• [PROBLEM STATEMENT] Reproduce exactly the lines from the line with "Output the web" through the line with "const yTicks = [20, 40, 60, 80, 100];", both included, and no other lines.

• [RECORDS SUPPLIED]
::::
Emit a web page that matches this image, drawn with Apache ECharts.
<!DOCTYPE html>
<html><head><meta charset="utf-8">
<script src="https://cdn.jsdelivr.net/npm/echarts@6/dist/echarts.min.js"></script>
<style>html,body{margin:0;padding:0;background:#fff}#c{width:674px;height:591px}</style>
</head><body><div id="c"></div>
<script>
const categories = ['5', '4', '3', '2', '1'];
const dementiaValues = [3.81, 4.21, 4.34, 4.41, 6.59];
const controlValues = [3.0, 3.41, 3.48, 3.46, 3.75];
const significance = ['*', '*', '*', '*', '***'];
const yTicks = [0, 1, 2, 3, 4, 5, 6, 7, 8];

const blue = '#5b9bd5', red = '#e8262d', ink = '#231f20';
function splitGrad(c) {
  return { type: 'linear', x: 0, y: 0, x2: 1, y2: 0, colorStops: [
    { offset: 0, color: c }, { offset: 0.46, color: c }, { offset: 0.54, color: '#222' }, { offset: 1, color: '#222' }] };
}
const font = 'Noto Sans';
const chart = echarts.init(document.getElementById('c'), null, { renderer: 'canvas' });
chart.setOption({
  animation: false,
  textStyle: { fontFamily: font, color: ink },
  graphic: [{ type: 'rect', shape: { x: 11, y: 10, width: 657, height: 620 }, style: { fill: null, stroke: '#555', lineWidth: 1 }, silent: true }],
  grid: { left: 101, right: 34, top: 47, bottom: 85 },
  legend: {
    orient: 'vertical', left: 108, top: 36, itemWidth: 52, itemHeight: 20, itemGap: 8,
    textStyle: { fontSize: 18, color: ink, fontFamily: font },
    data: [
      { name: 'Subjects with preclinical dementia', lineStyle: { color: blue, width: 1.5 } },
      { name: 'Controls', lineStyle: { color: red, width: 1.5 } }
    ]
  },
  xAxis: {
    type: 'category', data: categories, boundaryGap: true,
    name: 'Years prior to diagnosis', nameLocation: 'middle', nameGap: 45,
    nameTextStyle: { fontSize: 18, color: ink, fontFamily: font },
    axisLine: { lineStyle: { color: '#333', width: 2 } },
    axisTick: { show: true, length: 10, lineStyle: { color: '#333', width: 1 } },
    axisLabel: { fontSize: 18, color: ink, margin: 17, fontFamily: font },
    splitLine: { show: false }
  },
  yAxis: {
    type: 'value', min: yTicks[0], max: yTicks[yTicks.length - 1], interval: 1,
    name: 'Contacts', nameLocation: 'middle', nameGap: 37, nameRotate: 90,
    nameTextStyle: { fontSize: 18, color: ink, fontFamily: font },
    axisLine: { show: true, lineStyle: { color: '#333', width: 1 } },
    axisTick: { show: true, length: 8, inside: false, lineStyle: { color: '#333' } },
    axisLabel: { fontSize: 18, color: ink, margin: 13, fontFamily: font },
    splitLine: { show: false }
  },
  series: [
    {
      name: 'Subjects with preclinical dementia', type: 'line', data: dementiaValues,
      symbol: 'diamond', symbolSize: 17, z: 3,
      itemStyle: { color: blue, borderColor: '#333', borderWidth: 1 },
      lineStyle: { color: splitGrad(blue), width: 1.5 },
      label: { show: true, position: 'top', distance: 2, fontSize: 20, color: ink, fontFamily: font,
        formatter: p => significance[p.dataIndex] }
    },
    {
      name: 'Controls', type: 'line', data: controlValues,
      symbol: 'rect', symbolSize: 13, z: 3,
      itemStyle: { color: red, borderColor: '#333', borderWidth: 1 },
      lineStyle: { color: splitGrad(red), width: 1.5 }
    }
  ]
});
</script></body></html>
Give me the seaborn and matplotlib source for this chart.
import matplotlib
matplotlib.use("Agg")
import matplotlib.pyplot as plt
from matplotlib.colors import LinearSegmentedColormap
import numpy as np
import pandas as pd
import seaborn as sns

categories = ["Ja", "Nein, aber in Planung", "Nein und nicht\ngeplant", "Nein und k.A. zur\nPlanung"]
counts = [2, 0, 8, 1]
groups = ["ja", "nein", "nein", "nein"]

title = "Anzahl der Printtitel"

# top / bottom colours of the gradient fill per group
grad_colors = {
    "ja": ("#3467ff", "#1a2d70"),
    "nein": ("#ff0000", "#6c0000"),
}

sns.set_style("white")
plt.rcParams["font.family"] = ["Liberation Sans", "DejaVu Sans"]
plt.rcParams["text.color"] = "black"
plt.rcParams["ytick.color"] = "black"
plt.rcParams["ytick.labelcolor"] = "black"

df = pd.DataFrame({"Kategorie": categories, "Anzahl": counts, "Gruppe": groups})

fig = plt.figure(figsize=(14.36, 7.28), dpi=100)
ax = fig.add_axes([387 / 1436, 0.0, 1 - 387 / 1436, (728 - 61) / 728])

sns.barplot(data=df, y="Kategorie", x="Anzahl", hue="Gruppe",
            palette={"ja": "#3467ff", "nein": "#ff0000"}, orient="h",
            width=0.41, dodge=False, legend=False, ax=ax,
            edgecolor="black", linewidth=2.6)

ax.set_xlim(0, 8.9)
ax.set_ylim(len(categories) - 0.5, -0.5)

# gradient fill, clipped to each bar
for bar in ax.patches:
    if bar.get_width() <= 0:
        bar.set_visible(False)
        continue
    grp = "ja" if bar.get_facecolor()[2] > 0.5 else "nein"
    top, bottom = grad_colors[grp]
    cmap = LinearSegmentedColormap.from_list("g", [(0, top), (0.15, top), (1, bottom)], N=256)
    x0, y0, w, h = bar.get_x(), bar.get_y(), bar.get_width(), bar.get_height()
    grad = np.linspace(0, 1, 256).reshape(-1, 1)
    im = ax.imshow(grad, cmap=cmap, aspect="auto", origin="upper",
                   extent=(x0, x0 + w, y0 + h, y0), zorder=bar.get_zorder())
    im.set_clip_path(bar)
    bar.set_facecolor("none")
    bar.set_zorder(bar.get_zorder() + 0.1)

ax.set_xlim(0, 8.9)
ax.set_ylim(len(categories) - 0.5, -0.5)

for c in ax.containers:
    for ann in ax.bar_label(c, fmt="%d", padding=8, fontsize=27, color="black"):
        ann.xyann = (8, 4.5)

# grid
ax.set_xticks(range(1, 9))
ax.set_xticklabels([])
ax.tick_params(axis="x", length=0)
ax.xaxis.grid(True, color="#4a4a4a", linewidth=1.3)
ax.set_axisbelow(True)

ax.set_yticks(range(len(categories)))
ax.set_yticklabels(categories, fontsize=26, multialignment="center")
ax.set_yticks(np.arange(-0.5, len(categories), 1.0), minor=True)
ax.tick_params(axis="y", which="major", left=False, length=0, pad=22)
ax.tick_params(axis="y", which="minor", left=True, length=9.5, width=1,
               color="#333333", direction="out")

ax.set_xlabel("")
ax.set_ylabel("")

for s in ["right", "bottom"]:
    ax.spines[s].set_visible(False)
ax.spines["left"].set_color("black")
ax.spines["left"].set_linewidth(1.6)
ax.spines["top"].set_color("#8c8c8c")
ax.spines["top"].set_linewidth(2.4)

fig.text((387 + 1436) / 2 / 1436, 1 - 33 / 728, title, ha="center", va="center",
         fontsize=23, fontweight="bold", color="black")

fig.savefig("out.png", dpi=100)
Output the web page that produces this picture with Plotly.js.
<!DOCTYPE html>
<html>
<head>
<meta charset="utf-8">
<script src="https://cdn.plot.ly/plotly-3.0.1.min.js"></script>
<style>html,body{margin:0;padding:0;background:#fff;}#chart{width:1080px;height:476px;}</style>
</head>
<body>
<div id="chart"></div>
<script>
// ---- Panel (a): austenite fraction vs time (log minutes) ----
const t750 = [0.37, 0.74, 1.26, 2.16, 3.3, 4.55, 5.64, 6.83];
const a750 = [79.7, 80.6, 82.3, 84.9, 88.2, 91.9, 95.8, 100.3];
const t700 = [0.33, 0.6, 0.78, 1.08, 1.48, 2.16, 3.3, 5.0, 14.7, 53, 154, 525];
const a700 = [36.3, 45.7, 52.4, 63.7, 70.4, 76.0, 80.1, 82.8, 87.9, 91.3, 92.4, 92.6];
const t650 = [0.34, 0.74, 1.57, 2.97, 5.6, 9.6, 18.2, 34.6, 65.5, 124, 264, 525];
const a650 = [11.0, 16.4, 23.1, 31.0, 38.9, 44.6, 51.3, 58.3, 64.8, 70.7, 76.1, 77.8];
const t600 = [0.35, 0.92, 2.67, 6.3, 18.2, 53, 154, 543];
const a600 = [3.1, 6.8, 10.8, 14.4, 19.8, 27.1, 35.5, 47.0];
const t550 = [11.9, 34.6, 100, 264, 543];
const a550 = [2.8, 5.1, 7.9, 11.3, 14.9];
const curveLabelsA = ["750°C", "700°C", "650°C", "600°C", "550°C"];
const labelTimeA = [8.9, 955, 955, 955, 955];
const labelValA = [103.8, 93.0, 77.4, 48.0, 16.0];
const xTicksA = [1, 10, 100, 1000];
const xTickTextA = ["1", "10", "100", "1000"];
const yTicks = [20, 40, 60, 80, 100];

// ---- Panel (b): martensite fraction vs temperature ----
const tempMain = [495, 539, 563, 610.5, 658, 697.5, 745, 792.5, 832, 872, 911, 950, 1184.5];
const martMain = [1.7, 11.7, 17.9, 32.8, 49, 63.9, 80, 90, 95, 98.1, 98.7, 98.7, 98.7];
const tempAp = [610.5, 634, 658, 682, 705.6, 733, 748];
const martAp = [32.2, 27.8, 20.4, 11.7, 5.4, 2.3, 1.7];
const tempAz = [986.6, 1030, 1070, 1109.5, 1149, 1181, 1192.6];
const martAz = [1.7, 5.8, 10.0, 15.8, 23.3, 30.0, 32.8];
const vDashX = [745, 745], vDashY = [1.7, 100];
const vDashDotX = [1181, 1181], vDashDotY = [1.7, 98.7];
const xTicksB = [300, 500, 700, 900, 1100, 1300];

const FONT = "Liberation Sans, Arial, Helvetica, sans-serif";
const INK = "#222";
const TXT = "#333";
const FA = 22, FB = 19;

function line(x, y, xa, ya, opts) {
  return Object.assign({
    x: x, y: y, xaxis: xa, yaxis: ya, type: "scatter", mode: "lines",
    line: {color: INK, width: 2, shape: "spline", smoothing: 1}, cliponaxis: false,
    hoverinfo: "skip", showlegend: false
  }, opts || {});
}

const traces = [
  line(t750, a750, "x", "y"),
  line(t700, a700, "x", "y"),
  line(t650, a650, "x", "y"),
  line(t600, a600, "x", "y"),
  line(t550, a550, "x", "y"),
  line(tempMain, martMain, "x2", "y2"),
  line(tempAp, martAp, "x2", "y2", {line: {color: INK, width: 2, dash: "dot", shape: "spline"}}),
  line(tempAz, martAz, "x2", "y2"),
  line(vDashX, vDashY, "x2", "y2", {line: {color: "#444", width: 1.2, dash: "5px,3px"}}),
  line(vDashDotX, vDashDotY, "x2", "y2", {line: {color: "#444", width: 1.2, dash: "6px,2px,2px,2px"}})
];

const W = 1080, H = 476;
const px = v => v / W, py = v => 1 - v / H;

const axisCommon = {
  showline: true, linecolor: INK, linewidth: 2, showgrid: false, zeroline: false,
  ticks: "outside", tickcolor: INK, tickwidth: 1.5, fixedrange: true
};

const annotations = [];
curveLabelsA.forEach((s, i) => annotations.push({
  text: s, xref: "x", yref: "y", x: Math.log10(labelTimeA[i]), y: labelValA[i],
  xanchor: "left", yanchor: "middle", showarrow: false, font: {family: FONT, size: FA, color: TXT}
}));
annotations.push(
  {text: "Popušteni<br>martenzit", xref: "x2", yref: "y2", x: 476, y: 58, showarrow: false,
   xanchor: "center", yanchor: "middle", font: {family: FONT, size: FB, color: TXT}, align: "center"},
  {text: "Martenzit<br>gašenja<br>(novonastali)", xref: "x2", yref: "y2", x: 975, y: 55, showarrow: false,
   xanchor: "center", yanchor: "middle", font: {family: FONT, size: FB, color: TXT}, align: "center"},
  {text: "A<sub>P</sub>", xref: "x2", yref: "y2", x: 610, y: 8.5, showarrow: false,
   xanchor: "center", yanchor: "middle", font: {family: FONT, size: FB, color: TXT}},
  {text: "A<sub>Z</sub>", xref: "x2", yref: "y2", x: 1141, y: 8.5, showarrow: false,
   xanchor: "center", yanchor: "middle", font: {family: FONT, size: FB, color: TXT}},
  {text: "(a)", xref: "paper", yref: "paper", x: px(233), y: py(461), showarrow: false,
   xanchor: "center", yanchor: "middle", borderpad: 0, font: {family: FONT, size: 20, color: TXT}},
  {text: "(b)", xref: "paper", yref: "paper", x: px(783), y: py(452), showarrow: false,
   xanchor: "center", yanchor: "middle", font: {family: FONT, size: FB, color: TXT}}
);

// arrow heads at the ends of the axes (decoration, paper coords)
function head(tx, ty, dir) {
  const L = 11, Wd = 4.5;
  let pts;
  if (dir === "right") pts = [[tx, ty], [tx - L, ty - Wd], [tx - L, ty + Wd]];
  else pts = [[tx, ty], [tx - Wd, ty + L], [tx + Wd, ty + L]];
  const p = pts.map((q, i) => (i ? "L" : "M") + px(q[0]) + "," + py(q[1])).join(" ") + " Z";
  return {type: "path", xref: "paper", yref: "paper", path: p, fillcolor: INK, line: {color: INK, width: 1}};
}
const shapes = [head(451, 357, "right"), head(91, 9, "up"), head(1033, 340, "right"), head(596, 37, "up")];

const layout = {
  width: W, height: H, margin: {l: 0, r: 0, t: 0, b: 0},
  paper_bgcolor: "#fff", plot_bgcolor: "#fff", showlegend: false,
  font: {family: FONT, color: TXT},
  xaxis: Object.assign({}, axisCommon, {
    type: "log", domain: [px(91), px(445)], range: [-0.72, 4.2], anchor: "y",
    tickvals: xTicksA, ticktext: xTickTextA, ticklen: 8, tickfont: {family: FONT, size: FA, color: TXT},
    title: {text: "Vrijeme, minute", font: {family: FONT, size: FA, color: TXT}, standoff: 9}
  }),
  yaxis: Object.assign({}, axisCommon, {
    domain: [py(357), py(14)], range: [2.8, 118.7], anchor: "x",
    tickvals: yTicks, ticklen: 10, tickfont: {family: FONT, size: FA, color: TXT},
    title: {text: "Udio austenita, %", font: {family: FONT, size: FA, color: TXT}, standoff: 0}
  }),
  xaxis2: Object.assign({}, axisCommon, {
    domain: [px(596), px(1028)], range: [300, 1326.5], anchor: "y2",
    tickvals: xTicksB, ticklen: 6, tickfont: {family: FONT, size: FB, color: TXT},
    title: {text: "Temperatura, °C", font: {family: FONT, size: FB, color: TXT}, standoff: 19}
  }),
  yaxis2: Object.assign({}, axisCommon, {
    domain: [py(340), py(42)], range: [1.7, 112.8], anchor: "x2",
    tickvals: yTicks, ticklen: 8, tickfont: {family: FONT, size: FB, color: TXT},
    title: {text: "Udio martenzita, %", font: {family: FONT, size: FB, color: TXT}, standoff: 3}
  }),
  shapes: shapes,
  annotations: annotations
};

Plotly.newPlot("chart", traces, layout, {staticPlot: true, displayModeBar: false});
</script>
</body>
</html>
::::
• [EXERCISE ANSWER]
Output the web page that produces this picture with Plotly.js.
<!DOCTYPE html>
<html>
<head>
<meta charset="utf-8">
<script src="https://cdn.plot.ly/plotly-3.0.1.min.js"></script>
<style>html,body{margin:0;padding:0;background:#fff;}#chart{width:1080px;height:476px;}</style>
</head>
<body>
<div id="chart"></div>
<script>
// ---- Panel (a): austenite fraction vs time (log minutes) ----
const t750 = [0.37, 0.74, 1.26, 2.16, 3.3, 4.55, 5.64, 6.83];
const a750 = [79.7, 80.6, 82.3, 84.9, 88.2, 91.9, 95.8, 100.3];
const t700 = [0.33, 0.6, 0.78, 1.08, 1.48, 2.16, 3.3, 5.0, 14.7, 53, 154, 525];
const a700 = [36.3, 45.7, 52.4, 63.7, 70.4, 76.0, 80.1, 82.8, 87.9, 91.3, 92.4, 92.6];
const t650 = [0.34, 0.74, 1.57, 2.97, 5.6, 9.6, 18.2, 34.6, 65.5, 124, 264, 525];
const a650 = [11.0, 16.4, 23.1, 31.0, 38.9, 44.6, 51.3, 58.3, 64.8, 70.7, 76.1, 77.8];
const t600 = [0.35, 0.92, 2.67, 6.3, 18.2, 53, 154, 543];
const a600 = [3.1, 6.8, 10.8, 14.4, 19.8, 27.1, 35.5, 47.0];
const t550 = [11.9, 34.6, 100, 264, 543];
const a550 = [2.8, 5.1, 7.9, 11.3, 14.9];
const curveLabelsA = ["750°C", "700°C", "650°C", "600°C", "550°C"];
const labelTimeA = [8.9, 955, 955, 955, 955];
const labelValA = [103.8, 93.0, 77.4, 48.0, 16.0];
const xTicksA = [1, 10, 100, 1000];
const xTickTextA = ["1", "10", "100", "1000"];
const yTicks = [20, 40, 60, 80, 100];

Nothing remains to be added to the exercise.